As Natasha Bach points out, Police Violence Has Been Going On Forever. No Wonder People Are Fed Up With It, the fact remains that the number of people killed by police annually is unknown, but we do know that five unarmed black men have been killed by police in the last month alone. Besides protestors protesting the Aug. 9 shooting of an unarmed teenager, Michael Brown, by Ferguson police officer Darren Wilson, they are voicing their anger at an old police problem namely the violence directed at black and brown people. Besides the Michael Brown and Kajieme Powell shooting, here are a few other instances of excessive force used by police nationwide from Bach’s report:

“The horrific beating of Rodney King by five police officers in Los Angeles in 1991 — and the subsequent acquittal of his assailants — sparked the L.A. riots of 1992, leading to 53 deaths, some at the hands of police. It was also a video introduction to police brutality for those in America who may have doubted its severity.

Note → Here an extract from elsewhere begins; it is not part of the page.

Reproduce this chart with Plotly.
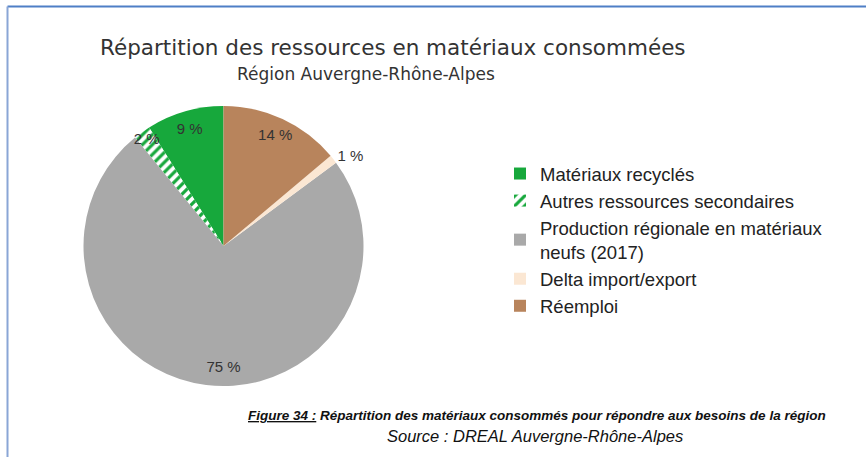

Twenty years later, a police beating or shooting has a decent chance of getting caught on camera — either the one on the phone in everybody’s hand or the surveillance camera pointing down at the street. The latter captured Kelly Thomas, a schizophrenic homeless man, being beaten to death by authorities in Fullerton, California, after being mistaken for a suspect in a series of car break-ins in the area. They, too, were acquitted.

Footage shows Oscar Grant being restrained by BART transit officers on the train platform in Oakland, California, following an altercation. Unarmed and lying on the platform, Grant was shot to death by James Mehserle, who claimed to have mistaken his gun for his taser. The alleged accidental death of Grant at the Fruitvale BART station was memorialized in last year’s film Fruitvale Station.

In June, Edgar Vargas Arzate was running from police in Santa Ana, California, near where Thomas was beaten, before surrendering in the front yard of a neighbor’s home. He was lying unarmed and face-down in the grass, but officers still savagely beat Arzate. When he was taken into custody, he was charged with assaulting an officer.

In July, Staten Island resident Eric Garner was suspected by the NYPD of selling untaxed cigarettes. When he refused arrest, an officer put the asthmatic man in a chokehold. Garner repeatedly screamed ‘I can’t breathe!’ and died soon after.”